Many engineers haven't had direct exposure to statistics or Data Science. Yet, when building data pipelines or translating Data Scientist prototypes into robust, maintainable code, engineering complexities often arise. For Data/ML engineers and new Data Scientists, I've put together this series of posts.
I'll explain core Data Science approaches in simple terms, building from basic concepts to more complex ones.
The whole series:
- Data Science. Probability
- Data Science. Bayes theorem
- Data Science. Probability Distributions
- Data Science. Measures
- Data Science. Correlation
- Data Science. The Central Limit Theorem and Sampling
- Data Science. Demystifying Hypothesis Testing
- Data Science. Data Types
- Data Science. Descriptive and Inferential Statistics
- Data Science. Exploratory Data Analysis
Why do we care so much about data types? Here's the thing: if you misclassify a continuous variable as categorical (or vice versa), you're setting yourself up for a world of trouble. Imagine analyzing thousands of rows of data only to realize halfway through that you've got the wrong type for one of your core variables. Suddenly, everything from your storage strategy to your analysis is compromised, and you're redoing work.
For Data Engineers and Data Scientists alike, knowing your data types isn't just about getting numbers in the right places; it's about building solid, reliable pipelines and models that won't break down because of avoidable mistakes. Plus, data types affect how efficiently data can be stored, how fast it's processed, and how accurate the final insights are. So, yeah, it's kind of a big deal.
At the highest level, data splits into quantitative and qualitative types.
Quantitative Data
Quantitative data represents numbers that convey quantity, amount, or measurement. Here, numbers mean exactly what they are: 1.5 is 1.5, 5 is 5, and so forth—no extra interpretation needed.
-
Discrete data consists of distinct, separate values. Think of the number of children in a family: you can have 1, 3, 5, or even 10, but not 1.5 or 3.75. These are fixed, point-like values.
-
Continuous data fills the space with a range of values. Time, for example, can be measured in days, hours, seconds, milliseconds, and beyond. A continuous scale allows for fractional values and spans from -∞ to +∞.
Qualitative Data
Qualitative data reflects qualities or characteristics. Here, numbers serve as labels or markers rather than representing a mathematical value.
For example, consider a group of people from different states. Californians might be represented by 1, and New Yorkers by 2. These numbers don't convey a quantity; they simply label categories that we're analyzing.

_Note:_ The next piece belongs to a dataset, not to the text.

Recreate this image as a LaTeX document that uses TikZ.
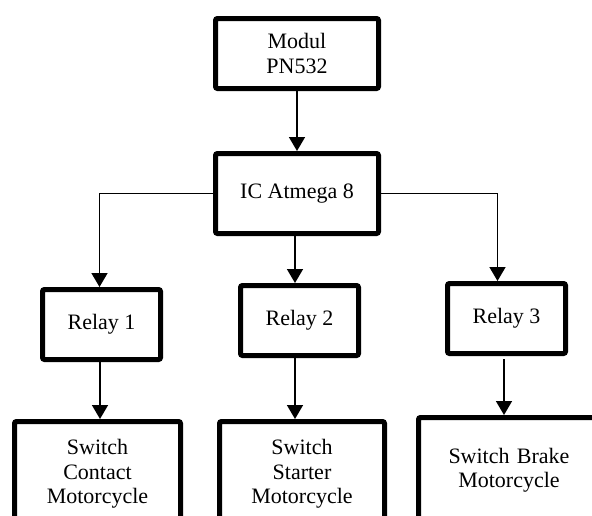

Qualitative variables can be either nominal or ordinal.
-
Nominal data categorizes without implying any order. Eye color, for instance—blue, green, brown—is nominal; there's no hierarchy or ranking in the values.
-
Ordinal data, however, does introduce a rank or order. School grades—A, B, C, D, F—are ordinal. An A is better than a C, and while we can't say exactly how much better, the order is clear.